Both Caesar and Pompey wished to be sovereigns, or ultimate authorities in some form. The vast expanse of Rome’s possessions was not big enough to accommodate their aggregate egos. Neither man could go on living with the knowledge that his rival also breathed. No sense of restraint or accommodation seems to have moved either man; each had absolute confidence in his own ability to bring victory. And so the contest continued until the decisive battle at Pharsalus in 48 B.C. Before the battle, Pompey dreamed that he was in a vast theater, surrounded by clapping hands; in the morning, he came to his headquarters wearing a dark cloak, which Florus (II.13) identifies as an “impious act” or a “violation of divine law” (nefas).
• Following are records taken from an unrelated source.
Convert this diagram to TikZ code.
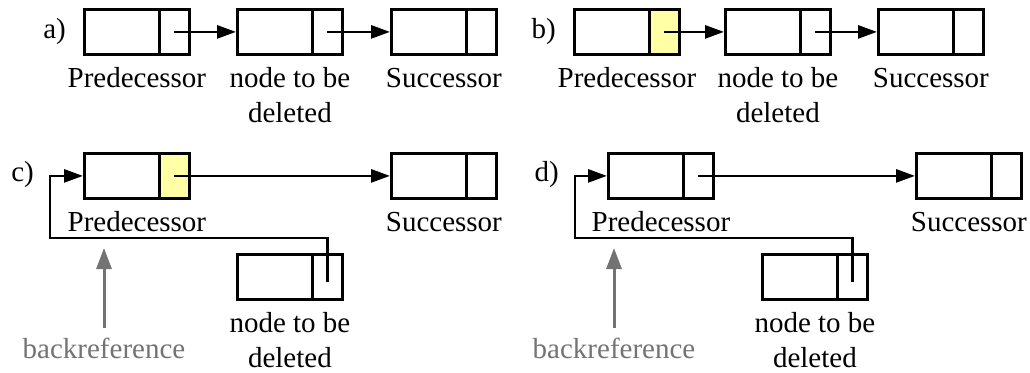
\documentclass[tikz,border=0pt]{standalone}
\usepackage{fontspec}
\setmainfont{Liberation Serif}
\usetikzlibrary{arrows.meta}
\definecolor{ptrfill}{RGB}{255,255,165}
\definecolor{refgray}{RGB}{115,115,115}
\begin{document}
\begin{tikzpicture}[x=1pt,y=-1pt,
  cell/.style={draw, line width=2.8pt, minimum width=105pt, minimum height=45pt,
               inner sep=0pt, anchor=north west},
  ptrcell/.style={draw, line width=2.8pt, minimum width=30pt, minimum height=45pt,
               inner sep=0pt, anchor=east},
  marked/.style={fill=ptrfill},
  link/.style={line width=2.7pt, -{Triangle[length=19pt,width=13pt]}},
  lbl/.style={font=\fontsize{29pt}{35pt}\selectfont, inner sep=0pt, align=center, anchor=base,
              yshift=-32pt},
  lbltwo/.style={lbl, yshift=-35pt},
  tag/.style={font=\fontsize{29pt}{35pt}\selectfont, inner sep=0pt, anchor=base east},
  reflbl/.style={font=\fontsize{29pt}{35pt}\selectfont, inner sep=0pt, anchor=base, text=refgray},
  refarrow/.style={draw=refgray, line width=3pt, shorten <=9pt,
               -{Triangle[length=21pt,width=15pt]}}]
\useasboundingbox (0,0) rectangle (1030,372);

% ---- a) ----
\node[tag] (ta) at (66,38) {a)};
\node[cell] (a1) at (83,8) {};
\node[ptrcell] (a1p) at (a1.east) {};
\node[cell] (a2) at (236,8) {};
\node[ptrcell] (a2p) at (a2.east) {};
\node[cell] (a3) at (390,8) {};
\node[ptrcell] (a3p) at (a3.east) {};
\draw[link] (a1p.center) -- (a2.west);
\draw[link] (a2p.center) -- (a3.west);
\node[lbl] (a1l) at (a1.south) {Predecessor};
\node[lbltwo] (a2l) at (a2.south) {node to be\\deleted};
\node[lbl] (a3l) at (a3.south) {Successor};

% ---- b) ----
\node[tag] (tb) at (556,38) {b)};
\node[cell] (b1) at (573,8) {};
\node[ptrcell, marked] (b1p) at (b1.east) {};
\node[cell] (b2) at (724,8) {};
\node[ptrcell] (b2p) at (b2.east) {};
\node[cell] (b3) at (877,8) {};
\node[ptrcell] (b3p) at (b3.east) {};
\draw[link] (b1p.center) -- (b2.west);
\draw[link] (b2p.center) -- (b3.west);
\node[lbl] (b1l) at (b1.south) {Predecessor};
\node[lbltwo] (b2l) at (b2.south) {node to be\\deleted};
\node[lbl] (b3l) at (b3.south) {Successor};

% ---- c) ----
\node[tag] (tc) at (34,181) {c)};
\node[cell] (c1) at (83,152) {};
\node[ptrcell, marked] (c1p) at (c1.east) {};
\node[cell] (c2) at (390,152) {};
\node[ptrcell] (c2p) at (c2.east) {};
\node[cell] (c3) at (236,253) {};
\node[ptrcell] (c3p) at (c3.east) {};
\draw[link] (c1p.center) -- (c2.west);
\coordinate (c3s) at ([yshift=-5pt]c3p.center);
\coordinate (cturn) at (50,238);
\draw[link] (c3s) |- (cturn) |- (c1.west);
\node[lbl] (c1l) at (c1.south) {Predecessor};
\node[lbl] (c2l) at (c2.south) {Successor};
\node[lbltwo] (c3l) at (c3.south) {node to be\\deleted};
\node[reflbl] (cref) at (104,358) {backreference};
\coordinate (creftip) at (104,248);
\draw[refarrow] (cref.north) -- (creftip);

% ---- d) ----
\node[tag] (td) at (559,181) {d)};
\node[cell] (d1) at (607,152) {};
\node[ptrcell] (d1p) at (d1.east) {};
\node[cell] (d2) at (915,152) {};
\node[ptrcell] (d2p) at (d2.east) {};
\node[cell] (d3) at (761,253) {};
\node[ptrcell] (d3p) at (d3.east) {};
\draw[link] (d1p.center) -- (d2.west);
\coordinate (d3s) at ([yshift=-5pt]d3p.center);
\coordinate (dturn) at (575,238);
\draw[link] (d3s) |- (dturn) |- (d1.west);
\node[lbl] (d1l) at (d1.south) {Predecessor};
\node[lbl] (d2l) at (d2.south) {Successor};
\node[lbltwo] (d3l) at (d3.south) {node to be\\deleted};
\node[reflbl] (dref) at (614,358) {backreference};
\coordinate (dreftip) at (614,248);
\draw[refarrow] (dref.north) -- (dreftip);
\end{tikzpicture}
\end{document}
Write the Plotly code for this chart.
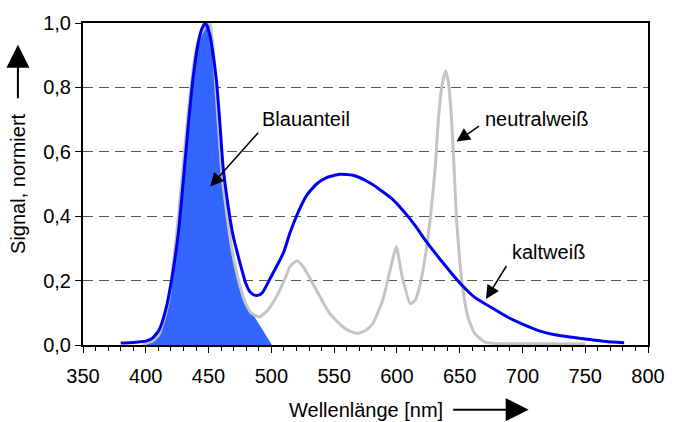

Pompey lost and fled to Egypt, all of his ambitions vanishing in wisps of smoke from smoldering embers.
But it could not have been otherwise, as his vanity and ambition would never have permitted him to dismount the tiger he had chosen to ride. It was a terribly precipitous fall. When he reached Egypt, he was murdered and decapitated on a beach by locals seeking to ingratiate themselves with Caesar. The Greek historian Appian (Civil Wars, II.12) says that Pompey’s headless body was buried in the sand along this dismal Egyptian shore, and that someone erected a small marker over it inscribed with the following words:
How pitiful a tomb for one so rich in temples.
Temples in those days were frequently repositories of wealth. So this epitaph can be interpreted as nothing other than a mockery of Pompey’s vain ambitions. For the temples he built, for all the wealth he had collected, for all the superior generalship he had displayed—for all these worldly accomplishments, he was now a decapitated corpse buried in a shallow grave that time itself soon obliterated. Hail, Pompey! You finally achieved that crown you longed for! He had succeeded in being a king—a king of nothing.
Caesar lasted a bit longer. He chased his remaining enemies here and there, and succeeded in removing all competitors to the throne. He basked in his glories, and celebrated his triumphs; he issued his calls for clemency and reconciliation, and believed that these grand gestures would consolidate and secure his powers. And in fact, for a time, his fellow-citizens were grateful that he had at last brought an end to Rome’s long years of factional wars. Statues were erected to him; honors were set before his feet; he was called the father of his country and made permanent dictator; he had a raised chair in the Curia; he began to wear a crown ornamented with rays (distincta radiis corona); and he believed no one would dare challenge his primacy.

Yet it was all an illusion. Despite all the honors, all the flatteries, all the riches, all the offices, all the ribbons and awards, Florus sees no way for Caesar to avoid what is coming:
All of these things were equivalent to ornaments piled on a victim destined for death. [II.13]
In the end, none of Caesar’s honors or crowns could save him from the situation he had constructed for himself. He did not understand that the pursuit of absolute power, by its very nature, is a corrupting goal; and that his exercise of that power would generate extreme resentment among men who did not see him as he saw himself. Like his former rival Pompey, he could not remove himself from the tiger he was riding. With him there was this sense of self-satisfied contentedness that assumed all good things would endure forever. “True wisdom,” says Thucydides, “is shown by those who make careful use of their advantages in the knowledge that things will change [IV.18].” But in Caesar’s mind, the times were good, and would last forever. And one day in the senate, as he sat complacently in his curule chair, he was attacked by men with daggers and stabbed twenty-three times. As Florus so devastatingly says,
Thus, the man who had filled the world with the blood of his fellow citizens finally filled the Curia with his own blood.
So end the vain ambitions of all rulers who seek to possess everything, and who fail to exercise good judgment, restraint, and prudence. He finally achieved that kingdom he so ardently pursued, even if, as he lay motionless on the floor of the Curia, it had revealed itself to be an kingdom of dust. He was king—a king of nothing.